The simple modelling approach, that is, a Cox regression of time-to-first event, remains a popular choice in clinical trials of chronic diseases. However, there is a recent push to include all events in the analysis and this has prompted a comparison of modelling strategies to identify which among them is optimal (Rogers et al. 2014b). Models for MTREs have been absent from this discussion even though recurrent events often imply some categorization of events into types. There may be extraneous or practical reasons that dissuade statisticians from allocating an MTRE model as the primary analysis. For example, despite the assistance offered by recent publications and statistical programmers, the statistician is required to invest more time in the early stages of the analysis. Also, a time-to-first analysis provides a simple basis for a power calculation; an MTRE model on the other hand requires data simulations. The time-to-first analysis, by amalgamating outcomes, obviates the issue of multiple testing and the adjustment of the nominal significance level (although an MTRE model could produce a weighted average across outcomes to estimate the net effect too). There may also be some resistance to unfamiliar, esoteric results when hoping to reach a broad audience.

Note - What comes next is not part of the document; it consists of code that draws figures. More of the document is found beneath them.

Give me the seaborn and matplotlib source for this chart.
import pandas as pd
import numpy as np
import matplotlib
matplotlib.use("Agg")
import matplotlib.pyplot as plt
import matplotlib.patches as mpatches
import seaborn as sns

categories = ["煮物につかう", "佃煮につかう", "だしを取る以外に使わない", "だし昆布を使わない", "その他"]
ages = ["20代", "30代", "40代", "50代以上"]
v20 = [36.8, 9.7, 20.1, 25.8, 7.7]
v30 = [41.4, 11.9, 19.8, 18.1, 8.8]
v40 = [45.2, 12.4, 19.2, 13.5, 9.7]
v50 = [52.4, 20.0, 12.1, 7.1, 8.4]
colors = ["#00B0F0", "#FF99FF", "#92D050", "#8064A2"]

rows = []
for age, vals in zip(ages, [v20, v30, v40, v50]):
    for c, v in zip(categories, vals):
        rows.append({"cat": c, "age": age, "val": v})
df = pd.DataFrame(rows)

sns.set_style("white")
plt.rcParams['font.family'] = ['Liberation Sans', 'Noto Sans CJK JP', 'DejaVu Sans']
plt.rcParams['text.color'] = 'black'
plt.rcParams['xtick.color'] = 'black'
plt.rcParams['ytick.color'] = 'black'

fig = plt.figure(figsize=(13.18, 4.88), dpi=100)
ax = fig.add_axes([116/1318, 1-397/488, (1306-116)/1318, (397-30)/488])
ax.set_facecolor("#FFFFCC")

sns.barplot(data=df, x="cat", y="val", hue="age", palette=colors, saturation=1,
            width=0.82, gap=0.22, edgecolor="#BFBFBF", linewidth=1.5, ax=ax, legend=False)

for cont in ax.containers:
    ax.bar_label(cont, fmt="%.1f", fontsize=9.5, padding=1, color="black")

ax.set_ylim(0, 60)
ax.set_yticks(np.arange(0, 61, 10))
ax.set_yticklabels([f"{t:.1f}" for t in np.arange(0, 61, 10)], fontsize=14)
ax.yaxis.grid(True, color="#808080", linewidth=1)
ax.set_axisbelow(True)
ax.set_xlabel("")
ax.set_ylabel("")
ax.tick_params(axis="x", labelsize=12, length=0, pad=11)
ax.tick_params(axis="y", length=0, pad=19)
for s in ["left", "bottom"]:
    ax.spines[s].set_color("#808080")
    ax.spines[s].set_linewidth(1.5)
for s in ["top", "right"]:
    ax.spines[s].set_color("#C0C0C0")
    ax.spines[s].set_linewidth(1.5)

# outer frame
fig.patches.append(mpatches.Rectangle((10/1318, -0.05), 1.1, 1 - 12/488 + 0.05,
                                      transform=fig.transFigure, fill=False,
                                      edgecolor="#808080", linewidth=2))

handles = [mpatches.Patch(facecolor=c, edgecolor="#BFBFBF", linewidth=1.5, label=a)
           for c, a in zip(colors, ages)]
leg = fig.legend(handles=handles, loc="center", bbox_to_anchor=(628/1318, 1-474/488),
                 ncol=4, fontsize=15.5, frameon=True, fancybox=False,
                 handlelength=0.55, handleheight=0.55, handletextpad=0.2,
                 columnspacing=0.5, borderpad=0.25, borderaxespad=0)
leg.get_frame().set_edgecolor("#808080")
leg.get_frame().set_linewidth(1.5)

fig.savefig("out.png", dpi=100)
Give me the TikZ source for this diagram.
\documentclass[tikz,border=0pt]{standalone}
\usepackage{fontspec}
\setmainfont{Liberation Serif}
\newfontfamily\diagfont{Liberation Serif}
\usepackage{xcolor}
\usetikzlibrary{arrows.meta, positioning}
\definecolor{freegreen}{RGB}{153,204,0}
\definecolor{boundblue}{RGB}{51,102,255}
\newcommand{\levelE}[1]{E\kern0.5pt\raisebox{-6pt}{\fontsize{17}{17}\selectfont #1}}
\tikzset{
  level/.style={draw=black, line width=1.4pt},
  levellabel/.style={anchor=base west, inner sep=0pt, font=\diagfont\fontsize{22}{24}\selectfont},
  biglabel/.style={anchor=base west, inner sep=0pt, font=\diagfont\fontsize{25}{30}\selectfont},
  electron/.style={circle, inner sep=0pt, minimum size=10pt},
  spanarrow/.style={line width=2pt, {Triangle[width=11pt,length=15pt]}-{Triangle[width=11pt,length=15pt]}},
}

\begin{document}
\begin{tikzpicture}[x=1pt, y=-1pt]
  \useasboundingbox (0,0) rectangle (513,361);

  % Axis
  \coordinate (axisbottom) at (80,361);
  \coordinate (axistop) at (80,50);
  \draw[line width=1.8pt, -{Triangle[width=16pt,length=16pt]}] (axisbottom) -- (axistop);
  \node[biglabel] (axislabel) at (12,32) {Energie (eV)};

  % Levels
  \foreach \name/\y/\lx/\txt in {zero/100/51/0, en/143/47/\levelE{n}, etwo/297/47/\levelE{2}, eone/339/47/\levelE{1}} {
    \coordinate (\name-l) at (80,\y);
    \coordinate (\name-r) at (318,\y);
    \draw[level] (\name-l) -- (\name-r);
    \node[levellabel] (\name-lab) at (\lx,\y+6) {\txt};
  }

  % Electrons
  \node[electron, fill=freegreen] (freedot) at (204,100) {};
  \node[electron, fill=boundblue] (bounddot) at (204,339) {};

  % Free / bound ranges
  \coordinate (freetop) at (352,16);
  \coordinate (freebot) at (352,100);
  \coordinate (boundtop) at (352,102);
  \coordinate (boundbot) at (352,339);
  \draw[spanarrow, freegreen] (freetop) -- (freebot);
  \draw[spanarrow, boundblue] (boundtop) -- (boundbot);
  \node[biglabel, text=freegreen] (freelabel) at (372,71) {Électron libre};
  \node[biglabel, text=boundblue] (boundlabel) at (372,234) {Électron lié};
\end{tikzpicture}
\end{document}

Nevertheless, with the increasing relevance of recurrent events and MTREs in various clinical contexts, and with implementation using standard software now a straightforward matter, it will become increasingly difficult to neglect MTRE modelling. By providing a more complete characterization of the data and an increase in statistical efficiency, MTRE modelling could alter the conclusions drawn from clinical trial or registry data. If it is difficult to pre-specify a distribution for the random effects for event-types, or convergence is a concern, then the MTRE model could provide a supportive or sensitivity analysis, bearing in mind the trade-off between statistical rigour and cogency of results. Ultimately, of course, it will depend on the particular circumstances (e.g., the event rate, extent of follow-up, reliability of data collection, etc.) and the purpose of the analysis. A simulation study evaluating how MTRE models perform under differing circumstances would certainly be informative and aid this decision.
In the introduction, we quoted a Lancet paper where nonmelanoma skin cancers (SCC and BCC) were analyzed separately, yet we see Abu-Libdeh analyzing nonmelanoma skin cancer incidence using an MTRE model. This inconsistency implies more than a mere preference for one statistical approach over another. It implies a contradictory understanding of the clinical condition. Today, with increasing attention given to the associations among event-types, the justification for analyzing separately may no longer be readily accepted. A 2002 paper by the eminent cardiologist Dr Salam Yusuf was titled ‘Choice of Clinical Outcomes in Randomized Trials of Heart Failure Therapies: Disease-specific or Overall Outcomes?’ (Yusuf and Negassa 2002). One concern being that when all hospitalizations are combined it can mask a treatment effect that would be seen on disease-specific outcomes. Although it seems there is a third option we are neglecting, that is, the MTRE model.